TO BE DONE
Select the lines that contain "chart" and copy each of them.

INPUT ROWS
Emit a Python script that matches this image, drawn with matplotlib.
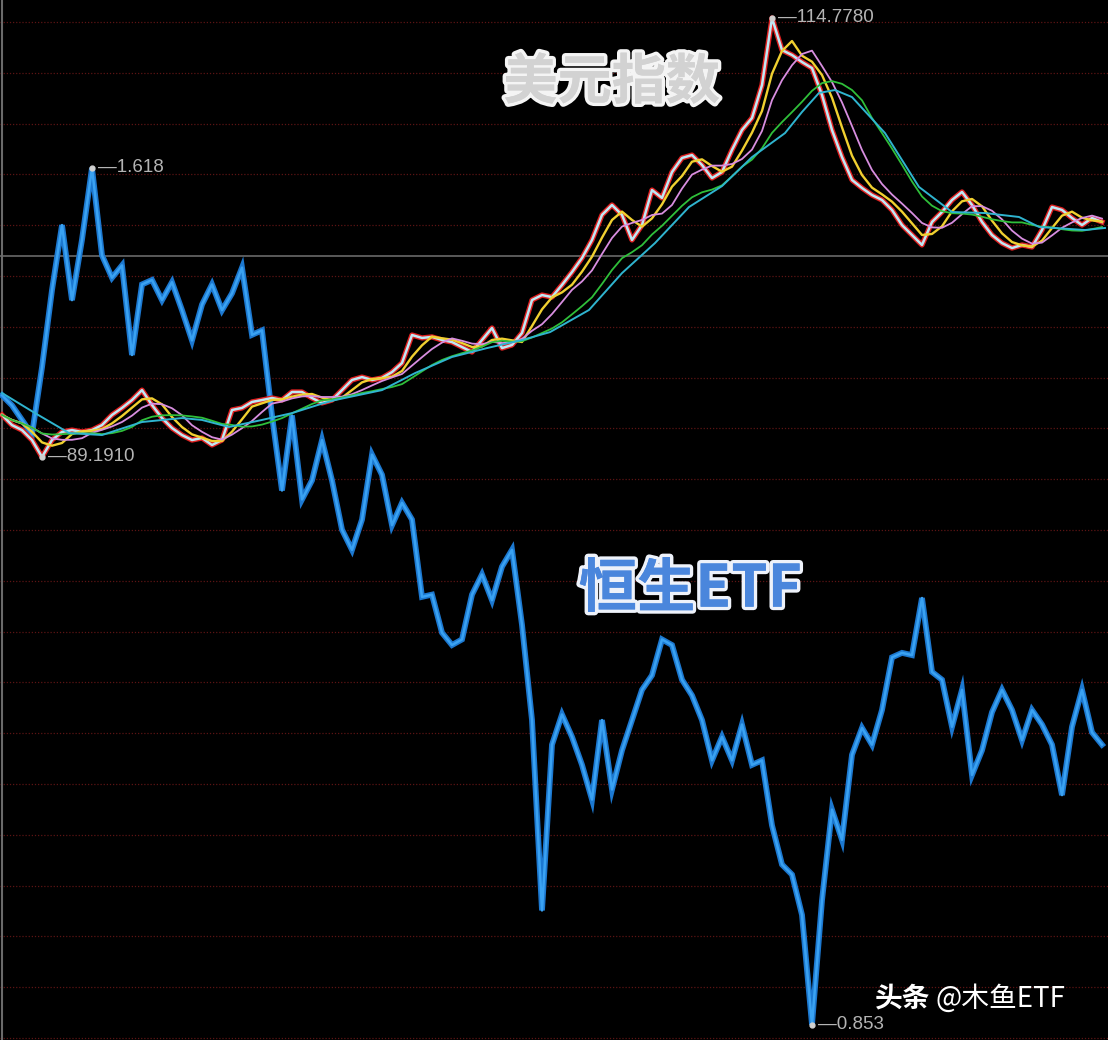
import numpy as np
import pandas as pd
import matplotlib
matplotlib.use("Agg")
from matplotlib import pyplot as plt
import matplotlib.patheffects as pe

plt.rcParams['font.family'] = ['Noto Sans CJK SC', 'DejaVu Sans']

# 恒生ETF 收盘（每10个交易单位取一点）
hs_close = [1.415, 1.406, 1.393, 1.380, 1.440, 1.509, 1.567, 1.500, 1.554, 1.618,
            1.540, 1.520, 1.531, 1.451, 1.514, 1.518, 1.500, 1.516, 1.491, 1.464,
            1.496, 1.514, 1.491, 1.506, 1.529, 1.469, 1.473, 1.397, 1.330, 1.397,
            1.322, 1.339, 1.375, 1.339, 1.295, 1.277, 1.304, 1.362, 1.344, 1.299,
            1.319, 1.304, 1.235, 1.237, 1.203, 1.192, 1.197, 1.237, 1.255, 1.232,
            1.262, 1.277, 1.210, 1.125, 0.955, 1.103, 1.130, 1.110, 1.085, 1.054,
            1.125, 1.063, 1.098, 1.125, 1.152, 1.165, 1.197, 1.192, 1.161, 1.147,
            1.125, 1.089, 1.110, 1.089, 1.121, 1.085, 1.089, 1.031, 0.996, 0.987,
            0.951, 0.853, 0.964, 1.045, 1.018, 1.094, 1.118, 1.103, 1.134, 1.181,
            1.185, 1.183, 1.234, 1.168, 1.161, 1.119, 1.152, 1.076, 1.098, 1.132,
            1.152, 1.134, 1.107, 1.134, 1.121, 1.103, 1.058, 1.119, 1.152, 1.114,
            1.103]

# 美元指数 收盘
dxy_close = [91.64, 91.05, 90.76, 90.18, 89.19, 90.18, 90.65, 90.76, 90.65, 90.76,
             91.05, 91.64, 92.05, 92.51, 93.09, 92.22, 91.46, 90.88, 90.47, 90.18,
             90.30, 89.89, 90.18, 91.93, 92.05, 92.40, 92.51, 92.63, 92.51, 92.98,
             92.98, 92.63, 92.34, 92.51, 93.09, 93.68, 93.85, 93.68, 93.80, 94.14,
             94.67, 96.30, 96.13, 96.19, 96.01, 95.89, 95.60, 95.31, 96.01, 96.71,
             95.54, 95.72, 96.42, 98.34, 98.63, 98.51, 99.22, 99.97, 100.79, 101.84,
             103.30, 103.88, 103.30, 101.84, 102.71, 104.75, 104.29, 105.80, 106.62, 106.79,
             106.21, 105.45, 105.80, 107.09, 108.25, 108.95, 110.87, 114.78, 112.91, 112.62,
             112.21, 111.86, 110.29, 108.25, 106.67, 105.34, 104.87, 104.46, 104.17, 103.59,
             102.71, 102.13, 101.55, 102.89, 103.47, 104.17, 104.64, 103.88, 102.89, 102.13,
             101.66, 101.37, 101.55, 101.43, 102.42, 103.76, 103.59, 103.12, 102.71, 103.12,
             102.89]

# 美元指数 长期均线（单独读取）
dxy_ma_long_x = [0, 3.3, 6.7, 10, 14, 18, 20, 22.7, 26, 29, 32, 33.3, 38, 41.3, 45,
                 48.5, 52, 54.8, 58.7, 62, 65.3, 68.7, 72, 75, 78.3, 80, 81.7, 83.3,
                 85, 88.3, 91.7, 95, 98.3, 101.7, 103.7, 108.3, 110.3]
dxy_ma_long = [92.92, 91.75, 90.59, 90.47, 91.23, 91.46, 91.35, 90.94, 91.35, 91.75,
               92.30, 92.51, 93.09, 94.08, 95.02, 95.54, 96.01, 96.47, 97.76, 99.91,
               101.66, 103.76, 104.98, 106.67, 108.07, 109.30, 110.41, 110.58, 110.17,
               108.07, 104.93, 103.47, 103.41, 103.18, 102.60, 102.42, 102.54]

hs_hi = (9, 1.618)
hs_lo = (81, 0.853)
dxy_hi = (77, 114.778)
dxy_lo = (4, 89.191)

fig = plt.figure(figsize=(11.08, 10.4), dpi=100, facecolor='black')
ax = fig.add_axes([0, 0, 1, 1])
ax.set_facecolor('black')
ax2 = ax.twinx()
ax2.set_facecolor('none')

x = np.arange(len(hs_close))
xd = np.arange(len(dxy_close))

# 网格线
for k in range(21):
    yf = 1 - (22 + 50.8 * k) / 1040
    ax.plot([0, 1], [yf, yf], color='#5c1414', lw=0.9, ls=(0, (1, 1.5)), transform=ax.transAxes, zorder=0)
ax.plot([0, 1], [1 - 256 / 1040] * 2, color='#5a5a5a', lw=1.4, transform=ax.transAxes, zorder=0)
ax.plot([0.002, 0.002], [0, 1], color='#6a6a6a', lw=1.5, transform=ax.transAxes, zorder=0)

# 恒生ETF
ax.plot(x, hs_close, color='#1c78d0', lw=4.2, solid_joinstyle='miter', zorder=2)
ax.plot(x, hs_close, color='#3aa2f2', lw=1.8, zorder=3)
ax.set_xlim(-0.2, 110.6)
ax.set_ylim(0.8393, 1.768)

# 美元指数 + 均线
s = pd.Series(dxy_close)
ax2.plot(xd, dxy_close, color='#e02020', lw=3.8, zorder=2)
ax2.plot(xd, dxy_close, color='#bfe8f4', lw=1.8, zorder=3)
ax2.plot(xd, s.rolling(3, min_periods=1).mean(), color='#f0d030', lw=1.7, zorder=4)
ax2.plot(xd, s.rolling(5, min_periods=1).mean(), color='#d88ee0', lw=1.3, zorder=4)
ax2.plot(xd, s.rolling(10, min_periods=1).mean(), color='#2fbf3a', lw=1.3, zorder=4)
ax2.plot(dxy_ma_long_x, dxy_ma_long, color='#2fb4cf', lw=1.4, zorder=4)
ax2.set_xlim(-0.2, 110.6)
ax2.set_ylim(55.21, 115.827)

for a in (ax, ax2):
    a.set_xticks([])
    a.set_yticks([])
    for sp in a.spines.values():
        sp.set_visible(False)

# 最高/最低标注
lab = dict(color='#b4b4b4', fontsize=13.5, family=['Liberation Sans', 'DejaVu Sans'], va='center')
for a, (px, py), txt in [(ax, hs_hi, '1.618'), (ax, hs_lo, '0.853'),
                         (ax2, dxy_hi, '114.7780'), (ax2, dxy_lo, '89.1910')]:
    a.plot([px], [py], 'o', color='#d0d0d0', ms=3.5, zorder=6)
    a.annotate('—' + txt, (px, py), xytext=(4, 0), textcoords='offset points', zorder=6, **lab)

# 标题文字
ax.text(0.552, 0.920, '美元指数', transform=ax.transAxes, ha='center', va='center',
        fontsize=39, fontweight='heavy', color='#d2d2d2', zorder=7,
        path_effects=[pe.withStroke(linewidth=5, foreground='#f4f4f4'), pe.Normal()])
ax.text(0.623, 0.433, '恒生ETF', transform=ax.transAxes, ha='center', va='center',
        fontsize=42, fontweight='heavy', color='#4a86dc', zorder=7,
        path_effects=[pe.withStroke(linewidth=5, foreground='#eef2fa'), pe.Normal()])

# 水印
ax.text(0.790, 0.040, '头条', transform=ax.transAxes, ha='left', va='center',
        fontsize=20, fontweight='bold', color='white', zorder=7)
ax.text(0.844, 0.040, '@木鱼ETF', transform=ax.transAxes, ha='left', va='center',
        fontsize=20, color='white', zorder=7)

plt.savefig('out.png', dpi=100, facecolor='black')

--

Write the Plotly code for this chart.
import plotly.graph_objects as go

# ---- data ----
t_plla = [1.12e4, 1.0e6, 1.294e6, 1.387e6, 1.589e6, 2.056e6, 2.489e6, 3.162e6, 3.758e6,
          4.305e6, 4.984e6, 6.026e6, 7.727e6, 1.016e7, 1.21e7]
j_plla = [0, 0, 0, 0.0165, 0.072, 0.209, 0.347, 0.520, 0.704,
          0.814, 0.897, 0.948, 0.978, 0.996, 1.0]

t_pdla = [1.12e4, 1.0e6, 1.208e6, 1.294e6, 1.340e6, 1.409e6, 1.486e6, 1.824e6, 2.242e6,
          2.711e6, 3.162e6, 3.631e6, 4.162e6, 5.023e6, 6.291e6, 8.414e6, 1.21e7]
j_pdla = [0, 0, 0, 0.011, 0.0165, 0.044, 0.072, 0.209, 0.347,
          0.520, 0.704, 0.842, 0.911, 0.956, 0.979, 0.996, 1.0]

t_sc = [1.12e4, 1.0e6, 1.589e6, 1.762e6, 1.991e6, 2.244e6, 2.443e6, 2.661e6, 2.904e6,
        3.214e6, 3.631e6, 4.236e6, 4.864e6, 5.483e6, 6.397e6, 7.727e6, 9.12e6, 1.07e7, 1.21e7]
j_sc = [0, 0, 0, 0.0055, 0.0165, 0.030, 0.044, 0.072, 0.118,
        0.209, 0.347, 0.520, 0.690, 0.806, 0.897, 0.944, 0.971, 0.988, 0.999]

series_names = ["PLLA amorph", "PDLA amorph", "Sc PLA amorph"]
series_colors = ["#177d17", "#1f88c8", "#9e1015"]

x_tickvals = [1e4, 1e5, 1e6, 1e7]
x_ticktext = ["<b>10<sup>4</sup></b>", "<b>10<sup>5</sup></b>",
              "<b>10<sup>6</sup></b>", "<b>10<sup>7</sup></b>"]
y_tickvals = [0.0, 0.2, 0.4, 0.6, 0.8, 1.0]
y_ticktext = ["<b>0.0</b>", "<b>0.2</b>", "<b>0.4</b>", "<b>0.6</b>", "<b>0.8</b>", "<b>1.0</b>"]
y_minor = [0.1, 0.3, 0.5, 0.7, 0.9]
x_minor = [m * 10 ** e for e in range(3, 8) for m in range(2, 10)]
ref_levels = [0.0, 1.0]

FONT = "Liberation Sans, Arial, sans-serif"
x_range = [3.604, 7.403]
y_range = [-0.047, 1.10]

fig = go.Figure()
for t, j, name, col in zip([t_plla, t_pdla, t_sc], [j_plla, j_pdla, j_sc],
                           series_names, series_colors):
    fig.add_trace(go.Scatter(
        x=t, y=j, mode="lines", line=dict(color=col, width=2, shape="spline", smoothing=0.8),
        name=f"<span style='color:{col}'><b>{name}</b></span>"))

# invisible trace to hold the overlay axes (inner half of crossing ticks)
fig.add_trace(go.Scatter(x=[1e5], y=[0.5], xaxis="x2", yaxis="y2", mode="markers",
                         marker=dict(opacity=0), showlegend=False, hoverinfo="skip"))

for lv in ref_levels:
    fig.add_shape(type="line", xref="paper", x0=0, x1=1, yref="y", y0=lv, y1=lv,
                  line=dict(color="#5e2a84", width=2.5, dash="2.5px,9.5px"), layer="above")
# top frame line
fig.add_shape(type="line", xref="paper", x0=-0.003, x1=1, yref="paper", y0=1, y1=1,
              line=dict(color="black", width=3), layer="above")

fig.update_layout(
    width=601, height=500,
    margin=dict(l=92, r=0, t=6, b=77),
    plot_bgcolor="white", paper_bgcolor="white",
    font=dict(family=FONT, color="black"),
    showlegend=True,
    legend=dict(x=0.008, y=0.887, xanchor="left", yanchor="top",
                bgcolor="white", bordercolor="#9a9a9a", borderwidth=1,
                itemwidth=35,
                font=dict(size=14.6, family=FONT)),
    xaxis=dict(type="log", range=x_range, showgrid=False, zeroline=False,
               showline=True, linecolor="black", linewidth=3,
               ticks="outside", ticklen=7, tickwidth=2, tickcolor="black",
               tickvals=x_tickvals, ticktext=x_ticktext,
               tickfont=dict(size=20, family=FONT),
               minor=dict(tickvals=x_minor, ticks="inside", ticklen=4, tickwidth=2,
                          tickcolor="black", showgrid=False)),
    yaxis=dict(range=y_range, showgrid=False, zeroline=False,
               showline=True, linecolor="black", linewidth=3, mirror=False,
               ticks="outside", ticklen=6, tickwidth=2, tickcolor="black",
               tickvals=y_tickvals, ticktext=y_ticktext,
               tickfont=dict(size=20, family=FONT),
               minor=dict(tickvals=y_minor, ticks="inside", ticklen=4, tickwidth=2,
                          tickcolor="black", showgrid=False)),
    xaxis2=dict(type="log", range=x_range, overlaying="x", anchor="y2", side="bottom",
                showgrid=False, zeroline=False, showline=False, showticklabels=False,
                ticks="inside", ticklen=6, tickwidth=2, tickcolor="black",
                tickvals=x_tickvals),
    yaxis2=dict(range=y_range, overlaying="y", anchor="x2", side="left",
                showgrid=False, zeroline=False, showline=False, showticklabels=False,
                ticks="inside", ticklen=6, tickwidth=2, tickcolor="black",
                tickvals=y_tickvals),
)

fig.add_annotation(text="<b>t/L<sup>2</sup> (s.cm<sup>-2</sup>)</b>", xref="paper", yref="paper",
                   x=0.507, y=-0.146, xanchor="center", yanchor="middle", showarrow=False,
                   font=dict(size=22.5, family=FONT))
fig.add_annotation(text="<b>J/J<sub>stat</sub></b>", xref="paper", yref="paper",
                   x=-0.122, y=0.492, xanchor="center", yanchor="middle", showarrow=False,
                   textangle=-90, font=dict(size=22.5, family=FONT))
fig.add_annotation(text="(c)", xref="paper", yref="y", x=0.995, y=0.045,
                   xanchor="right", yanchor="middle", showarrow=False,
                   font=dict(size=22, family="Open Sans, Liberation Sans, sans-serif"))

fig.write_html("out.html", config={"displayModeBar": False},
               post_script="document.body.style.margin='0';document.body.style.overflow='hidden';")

--

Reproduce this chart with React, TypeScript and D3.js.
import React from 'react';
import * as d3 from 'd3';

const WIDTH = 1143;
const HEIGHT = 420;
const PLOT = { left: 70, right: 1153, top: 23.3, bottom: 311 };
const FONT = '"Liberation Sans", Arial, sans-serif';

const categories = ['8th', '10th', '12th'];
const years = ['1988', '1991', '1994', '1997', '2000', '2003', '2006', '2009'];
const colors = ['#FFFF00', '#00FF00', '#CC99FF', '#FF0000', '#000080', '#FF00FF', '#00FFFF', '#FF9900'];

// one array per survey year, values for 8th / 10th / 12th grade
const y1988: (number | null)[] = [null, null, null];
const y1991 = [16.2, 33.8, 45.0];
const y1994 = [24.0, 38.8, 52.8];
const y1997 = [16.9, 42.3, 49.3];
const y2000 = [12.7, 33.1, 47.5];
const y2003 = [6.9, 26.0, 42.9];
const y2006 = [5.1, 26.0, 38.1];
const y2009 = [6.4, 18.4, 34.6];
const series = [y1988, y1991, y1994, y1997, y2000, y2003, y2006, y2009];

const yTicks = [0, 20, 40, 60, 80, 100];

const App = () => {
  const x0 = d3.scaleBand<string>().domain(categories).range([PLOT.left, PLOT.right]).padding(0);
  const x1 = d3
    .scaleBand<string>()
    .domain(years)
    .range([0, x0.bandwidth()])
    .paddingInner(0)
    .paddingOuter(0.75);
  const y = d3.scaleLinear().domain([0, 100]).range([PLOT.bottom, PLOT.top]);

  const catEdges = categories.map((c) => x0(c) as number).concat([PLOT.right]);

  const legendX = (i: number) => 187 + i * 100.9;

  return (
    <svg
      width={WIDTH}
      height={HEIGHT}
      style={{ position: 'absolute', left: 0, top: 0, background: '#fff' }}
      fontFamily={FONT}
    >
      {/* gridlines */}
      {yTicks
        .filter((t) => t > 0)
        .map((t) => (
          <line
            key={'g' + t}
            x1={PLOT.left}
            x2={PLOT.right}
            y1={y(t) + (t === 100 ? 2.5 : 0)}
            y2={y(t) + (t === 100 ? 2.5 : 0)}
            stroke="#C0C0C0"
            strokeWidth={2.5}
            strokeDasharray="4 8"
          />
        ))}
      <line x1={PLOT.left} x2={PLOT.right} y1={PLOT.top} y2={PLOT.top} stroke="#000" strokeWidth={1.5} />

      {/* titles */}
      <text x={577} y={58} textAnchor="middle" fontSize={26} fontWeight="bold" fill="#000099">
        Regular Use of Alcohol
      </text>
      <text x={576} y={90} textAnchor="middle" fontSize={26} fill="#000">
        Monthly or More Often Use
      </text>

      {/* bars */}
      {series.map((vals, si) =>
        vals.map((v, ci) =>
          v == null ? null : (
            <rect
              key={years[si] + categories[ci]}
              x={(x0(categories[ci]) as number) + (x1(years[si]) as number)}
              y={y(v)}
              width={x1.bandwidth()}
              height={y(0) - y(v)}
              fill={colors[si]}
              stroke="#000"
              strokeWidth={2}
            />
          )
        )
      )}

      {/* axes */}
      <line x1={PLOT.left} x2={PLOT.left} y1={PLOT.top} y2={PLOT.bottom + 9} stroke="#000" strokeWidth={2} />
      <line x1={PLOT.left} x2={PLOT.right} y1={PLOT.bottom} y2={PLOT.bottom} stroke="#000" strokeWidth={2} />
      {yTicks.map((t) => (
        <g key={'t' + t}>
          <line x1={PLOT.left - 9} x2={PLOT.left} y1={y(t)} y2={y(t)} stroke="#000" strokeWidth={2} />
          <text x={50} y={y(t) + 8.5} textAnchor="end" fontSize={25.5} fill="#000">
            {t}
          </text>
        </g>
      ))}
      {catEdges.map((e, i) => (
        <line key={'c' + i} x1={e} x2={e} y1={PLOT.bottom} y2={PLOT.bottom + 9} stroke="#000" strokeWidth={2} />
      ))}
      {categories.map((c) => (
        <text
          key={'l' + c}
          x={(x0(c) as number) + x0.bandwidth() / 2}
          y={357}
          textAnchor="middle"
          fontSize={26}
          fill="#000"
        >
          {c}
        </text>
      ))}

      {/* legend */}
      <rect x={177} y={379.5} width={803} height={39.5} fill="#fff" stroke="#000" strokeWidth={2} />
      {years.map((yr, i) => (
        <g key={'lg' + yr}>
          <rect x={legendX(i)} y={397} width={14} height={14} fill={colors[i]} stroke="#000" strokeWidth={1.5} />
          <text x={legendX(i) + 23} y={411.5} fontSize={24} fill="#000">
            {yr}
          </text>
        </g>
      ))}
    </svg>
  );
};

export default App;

EXPECTED OUTPUT
Write the Plotly code for this chart.
Reproduce this chart with React, TypeScript and D3.js.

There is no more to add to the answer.